A third round of Russian-backed talks on the Syrian war opened in the Kazakh capital Astana on Tuesday without armed rebel groups, leaving little hope for a breakthrough in ending the six-year conflict.
The talks, sponsored by regime allies Russia and Iran and rebel-backer Turkey, come as other diplomatic efforts to end the bloodshed have proved fruitless.
Regime negotiator Bashar al-Jaafari, Syria's ambassador to the UN, slammed the decision by the rebels to snub the talks but insisted that progress could still be made in their absence.

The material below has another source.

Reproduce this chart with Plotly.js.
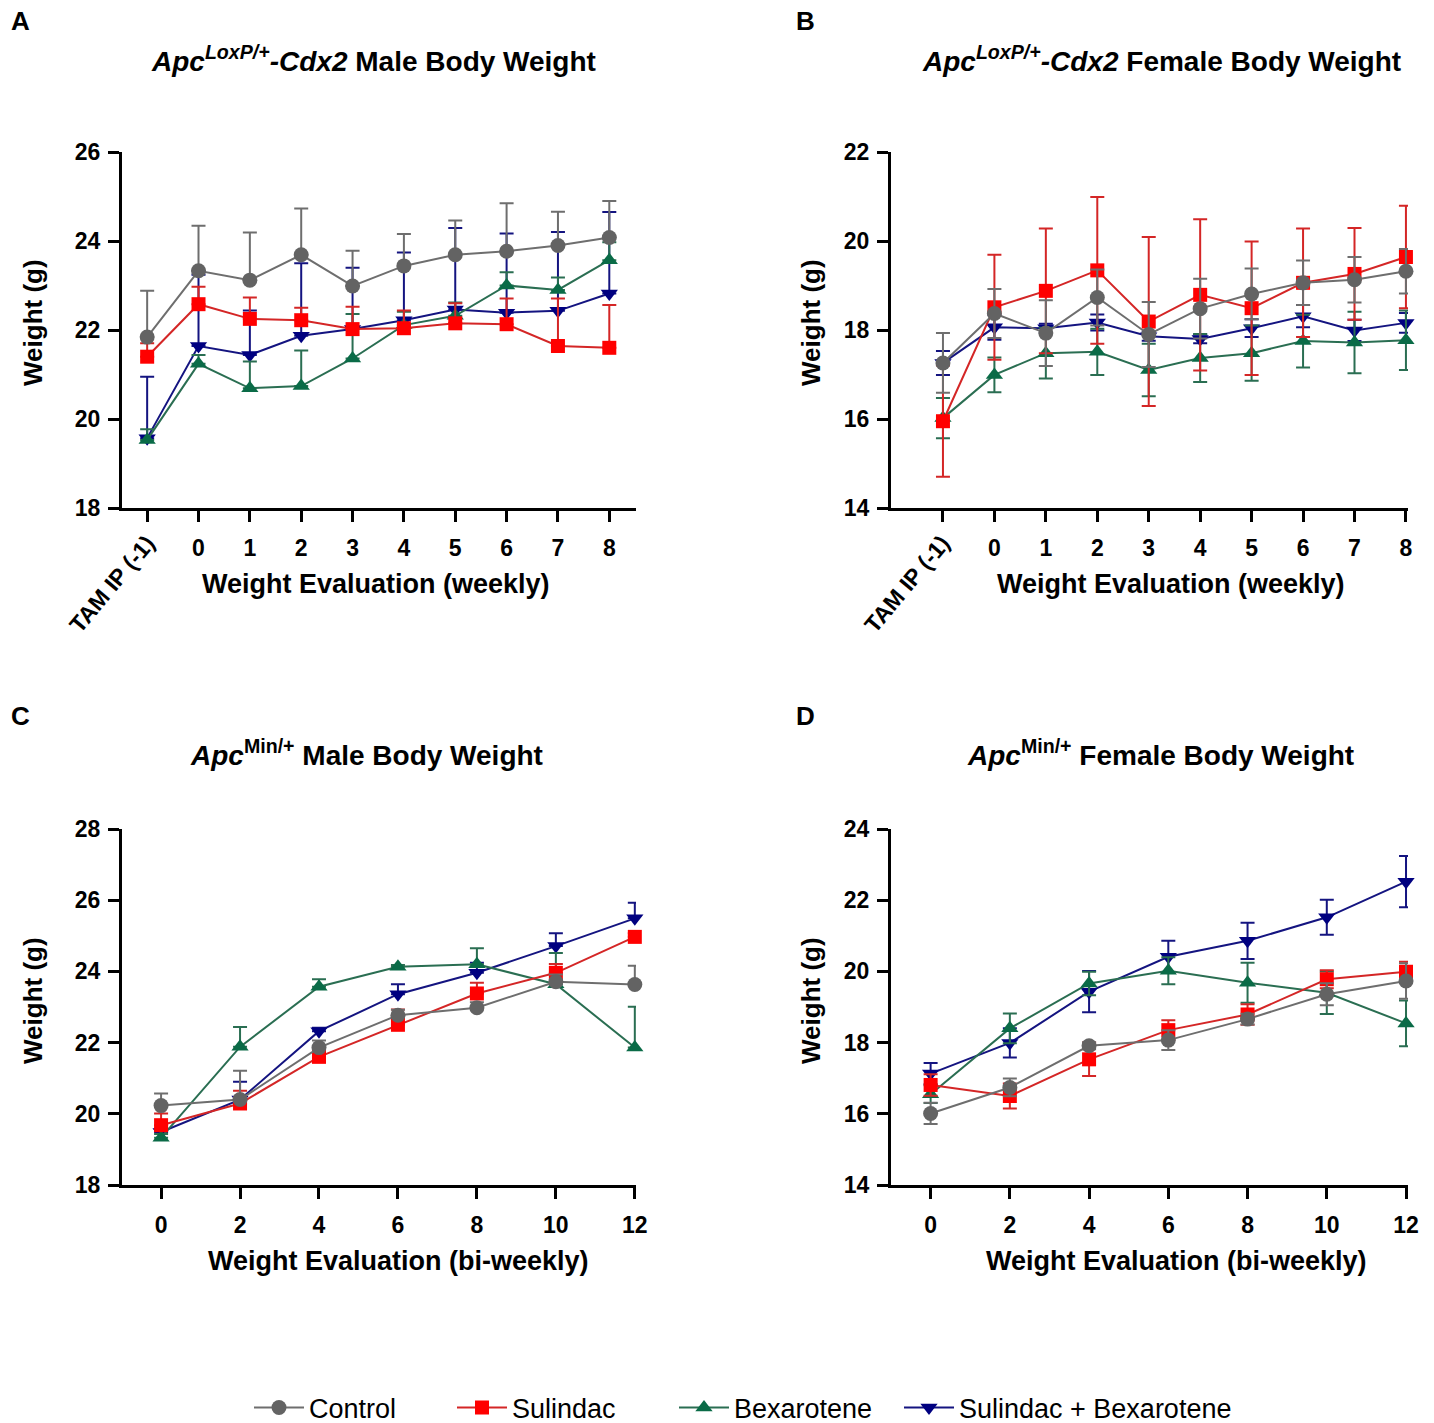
<!DOCTYPE html>
<html><head><meta charset="utf-8">
<script src="https://cdn.plot.ly/plotly-3.0.1.min.js"></script>
<style>body{margin:0;padding:0;background:#fff}#chart{width:1434px;height:1423px}</style>
</head><body><div id="chart"></div>
<script>
// ---------- data ----------
const seriesNames = ['Control', 'Sulindac', 'Bexarotene', 'Sulindac + Bexarotene'];

const weeklyX = [-1, 0, 1, 2, 3, 4, 5, 6, 7, 8];
const weeklyTickText = ['TAM IP (-1)', '0', '1', '2', '3', '4', '5', '6', '7', '8'];
const biweeklyX = [0, 2, 4, 6, 8, 10, 12];

// Panel A: ApcLoxP/+-Cdx2 male (mean, upper SEM)
const A_control = [21.84, 23.33, 23.12, 23.69, 22.99, 23.44, 23.69, 23.77, 23.90, 24.08];
const A_control_err = [1.04, 1.01, 1.07, 1.04, 0.79, 0.72, 0.77, 1.08, 0.76, 0.82];
const A_sulindac = [21.40, 22.58, 22.25, 22.22, 22.02, 22.04, 22.15, 22.13, 21.64, 21.60];
const A_sulindac_err = [0.30, 0.39, 0.48, 0.28, 0.50, 0.40, 0.45, 0.58, 1.07, 0.96];
const A_bex = [19.53, 21.24, 20.69, 20.74, 21.36, 22.11, 22.32, 23.00, 22.90, 23.57];
const A_bex_err = [0.24, 0.20, 0.60, 0.80, 1.00, 0.30, 0.30, 0.30, 0.28, 0.40];
const A_combo = [19.57, 21.64, 21.44, 21.87, 22.02, 22.22, 22.46, 22.39, 22.43, 22.82];
const A_combo_err = [1.38, 1.60, 1.00, 1.63, 1.38, 1.52, 1.83, 1.78, 1.77, 1.83];

// Panel B: ApcLoxP/+-Cdx2 female (mean ± SEM)
const B_control = [17.26, 18.37, 17.93, 18.73, 17.90, 18.48, 18.81, 19.06, 19.13, 19.32];
const B_control_err = [0.67, 0.55, 0.74, 0.63, 0.73, 0.67, 0.57, 0.50, 0.51, 0.50];
const B_sulindac = [15.95, 18.51, 18.88, 19.34, 18.19, 18.79, 18.49, 19.06, 19.26, 19.64];
const B_sulindac_err = [1.25, 1.18, 1.40, 1.65, 1.90, 1.70, 1.50, 1.22, 1.03, 1.15];
const B_bex = [16.02, 16.99, 17.48, 17.51, 17.10, 17.37, 17.48, 17.75, 17.72, 17.77];
const B_bex_err = [0.45, 0.39, 0.57, 0.52, 0.59, 0.54, 0.62, 0.59, 0.69, 0.67];
const B_combo = [17.26, 18.06, 18.04, 18.17, 17.86, 17.80, 18.04, 18.31, 17.99, 18.16];
const B_combo_err = [0.27, 0.28, 0.10, 0.18, 0.10, 0.10, 0.20, 0.25, 0.24, 0.22];

// Panel C: ApcMin/+ male (mean, upper SEM)
const C_control = [20.23, 20.40, 21.86, 22.77, 22.98, 23.71, 23.63];
const C_control_err = [0.34, 0.81, 0.20, 0.15, 0.15, 0.20, 0.53];
const C_sulindac = [19.68, 20.29, 21.60, 22.50, 23.38, 23.96, 24.97];
const C_sulindac_err = [0.33, 0.36, 0.30, 0.43, 0.30, 0.25, 0.10];
const C_bex = [19.33, 21.88, 23.57, 24.13, 24.20, 23.64, 21.86];
const C_bex_err = [0.10, 0.56, 0.21, 0.05, 0.45, 0.88, 1.15];
const C_combo = [19.49, 20.40, 22.32, 23.36, 23.96, 24.71, 25.49];
const C_combo_err = [0.10, 0.50, 0.10, 0.28, 0.28, 0.36, 0.44];

// Panel D: ApcMin/+ female (mean ± SEM)
const D_control = [16.01, 16.74, 17.91, 18.07, 18.66, 19.36, 19.73];
const D_control_err = [0.30, 0.25, 0.10, 0.28, 0.15, 0.31, 0.50];
const D_sulindac = [16.81, 16.50, 17.53, 18.35, 18.79, 19.78, 19.99];
const D_sulindac_err = [0.30, 0.35, 0.47, 0.28, 0.29, 0.25, 0.28];
const D_bex = [16.55, 18.40, 19.66, 20.02, 19.68, 19.40, 18.54];
const D_bex_err = [0.25, 0.42, 0.33, 0.38, 0.56, 0.60, 0.64];
const D_combo = [17.13, 17.99, 19.43, 20.41, 20.86, 21.52, 22.52];
const D_combo_err = [0.30, 0.41, 0.58, 0.45, 0.51, 0.49, 0.72];

// ---------- styles ----------
const FONT = 'Liberation Sans, Arial, Helvetica, sans-serif';
const styles = [
  {marker: '#636363', line: '#6e6e6e', symbol: 'circle', size: 15},
  {marker: '#ff0000', line: '#d42626', symbol: 'square', size: 14},
  {marker: '#0a6b47', line: '#2a6e52', symbol: 'triangle-up', size: 15},
  {marker: '#000080', line: '#141480', symbol: 'triangle-down', size: 15}
];
const legendIds = ['legend', 'legend2', 'legend3', 'legend4'];
const legendLeft = [249, 452, 674, 899];

const panels = [
  {xa: 'x', ya: 'y', x: weeklyX, sym: false,
   vals: [A_control, A_sulindac, A_bex, A_combo], errs: [A_control_err, A_sulindac_err, A_bex_err, A_combo_err]},
  {xa: 'x2', ya: 'y2', x: weeklyX, sym: true,
   vals: [B_control, B_sulindac, B_bex, B_combo], errs: [B_control_err, B_sulindac_err, B_bex_err, B_combo_err]},
  {xa: 'x3', ya: 'y3', x: biweeklyX, sym: false,
   vals: [C_control, C_sulindac, C_bex, C_combo], errs: [C_control_err, C_sulindac_err, C_bex_err, C_combo_err]},
  {xa: 'x4', ya: 'y4', x: biweeklyX, sym: true,
   vals: [D_control, D_sulindac, D_bex, D_combo], errs: [D_control_err, D_sulindac_err, D_bex_err, D_combo_err]}
];

const traces = [];
panels.forEach((p, pi) => {
  for (let s = 3; s >= 0; s--) {
    const st = styles[s];
    const err = p.sym
      ? {type: 'data', array: p.errs[s], symmetric: true, color: st.line, thickness: 2, width: 7}
      : {type: 'data', array: p.errs[s], arrayminus: p.errs[s].map(() => 0), symmetric: false, color: st.line, thickness: 2, width: 7};
    traces.push({
      type: 'scatter', mode: 'lines+markers',
      x: p.x, y: p.vals[s], xaxis: p.xa, yaxis: p.ya,
      name: seriesNames[s], showlegend: pi === 0, legend: legendIds[s],
      line: {color: st.line, width: 2},
      marker: {color: st.marker, symbol: st.symbol, size: st.size, line: {width: 0}},
      error_y: err, cliponaxis: false
    });
  }
});

function xAxis(domain, range, tickvals, ticktext, anchor, minorVals) {
  const a = {domain, range, tickmode: 'array', tickvals, ticktext, anchor, showgrid: false, zeroline: false,
    showline: true, linecolor: '#000', linewidth: 3, ticks: 'outside', ticklen: 11, tickwidth: 3, tickcolor: '#000',
    tickfont: {family: FONT, size: 23, color: '#000', weight: 700}, ticklabelstandoff: 6, fixedrange: true};
  if (minorVals) a.minor = {tickmode: 'array', tickvals: minorVals, ticks: 'outside', ticklen: 11, tickwidth: 3, tickcolor: '#000', showgrid: false};
  return a;
}
function yAxis(domain, range, anchor) {
  return {domain, range, anchor, dtick: 2, tick0: 0, showgrid: false, zeroline: false,
    showline: true, linecolor: '#000', linewidth: 3, ticks: 'outside', ticklen: 11, tickwidth: 3, tickcolor: '#000',
    tickfont: {family: FONT, size: 23, color: '#000', weight: 700}, ticklabelstandoff: 3, fixedrange: true};
}
const W = 1434, H = 1423;
const px = v => v / W, py = v => 1 - v / H;

const weeklyMain = weeklyX.slice(1), weeklyMainText = weeklyTickText.slice(1), weeklyMinor = weeklyX.slice(0, 1);

const layout = {
  width: W, height: H, margin: {l: 0, r: 0, t: 0, b: 0, autoexpand: false},
  paper_bgcolor: '#fff', plot_bgcolor: '#fff',
  font: {family: FONT, color: '#000'},
  xaxis: xAxis([px(122), px(636)], [-1.49, 8.52], weeklyMain, weeklyMainText, 'y', weeklyMinor),
  yaxis: yAxis([py(508), py(152)], [18, 26], 'x'),
  xaxis2: xAxis([px(891), px(1408)], [-2.01, 8.04], weeklyMain, weeklyMainText, 'y2', weeklyMinor),
  yaxis2: yAxis([py(508), py(152)], [14, 22], 'x2'),
  xaxis3: xAxis([px(122), px(636)], [-0.99, 12.03], biweeklyX, biweeklyX.map(String), 'y3'),
  yaxis3: yAxis([py(1185), py(829)], [18, 28], 'x3'),
  xaxis4: xAxis([px(891), px(1408)], [-1.0, 12.05], biweeklyX, biweeklyX.map(String), 'y4'),
  yaxis4: yAxis([py(1185), py(829)], [14, 24], 'x4'),
  showlegend: true,
  annotations: []
};
legendIds.forEach((id, i) => {
  layout[id] = {orientation: 'h', x: px(legendLeft[i]), y: py(1408), xanchor: 'left', yanchor: 'middle',
    itemwidth: 50, font: {family: FONT, size: 27, color: '#000'}, bgcolor: 'rgba(0,0,0,0)', borderwidth: 0};
});

function ann(text, x, y, size, opts) {
  layout.annotations.push(Object.assign({text, x: px(x), y: py(y), xref: 'paper', yref: 'paper',
    showarrow: false, xanchor: 'center', yanchor: 'middle',
    font: {family: FONT, size, color: '#000', weight: 700}}, opts || {}));
}
// panel letters
ann('A', 20, 21, 26); ann('B', 805, 21, 26); ann('C', 20, 716, 26); ann('D', 805, 716, 26);
// titles
ann('<i>Apc</i><sup><i>LoxP/+</i></sup><i>-Cdx2</i> Male Body Weight', 373, 59, 28);
ann('<i>Apc</i><sup><i>LoxP/+</i></sup><i>-Cdx2</i> Female Body Weight', 1161, 59, 28);
ann('<i>Apc</i><sup>Min/+</sup> Male Body Weight', 366, 753, 28);
ann('<i>Apc</i><sup>Min/+</sup> Female Body Weight', 1160, 753, 28);
// x titles
ann('Weight Evaluation (weekly)', 376, 584, 27);
ann('Weight Evaluation (weekly)', 1171, 584, 27);
ann('Weight Evaluation (bi-weekly)', 399, 1261, 27);
ann('Weight Evaluation (bi-weekly)', 1176, 1261, 27);
// y titles
ann('Weight (g)', 33, 323, 26, {textangle: -90});
ann('Weight (g)', 811, 323, 26, {textangle: -90});
ann('Weight (g)', 33, 1001, 26, {textangle: -90});
ann('Weight (g)', 811, 1001, 26, {textangle: -90});
// rotated first tick label
ann(weeklyTickText[0], 112, 584, 23, {textangle: -50});
ann(weeklyTickText[0], 907, 584, 23, {textangle: -50});

Plotly.newPlot('chart', traces, layout, {staticPlot: true, displayModeBar: false});
</script></body></html>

"We are eager to ensure the success of the Astana path... whether or not the armed factions attend," Jaafari was quoted as saying by Syria's SANA news agency.
"The failure of the armed factions to attend Astana shows the indecency of their politics."
More than 320,000 people have been killed and millions forced to flee their homes since the conflict erupted in March 2011 with protests against President Bashar al-Assad's rule.
Jaafari said the regime delegation had come to Astana primarily to meet with Russia and Iran, and not armed opposition groups.
He said that the sides would discuss "separating the opposition from the terrorists", SANA reported.
Previous rounds of talks in Astana were focused on bolstering a frail nationwide truce brokered by Moscow and Ankara in December that has been jeopardised by fighting across swathes of Syria.
A Syrian rebel spokesman on Monday said the delegation was skipping the Astana talks because of the regime's "unfulfilled pledges related to the cessation of hostilities".
Kremlin spokesman Dmitry Peskov told reporters on Tuesday that the Astana talks were "from time to time truly complicated by the existing differences in the different sides' approaches".
A new round of negotiations in Geneva is set to begin on March 23 and will focus on governance, the constitution, elections, counter-terrorism and possibly reconstruction, according to the UN's Syria envoy Staffan de Mistura.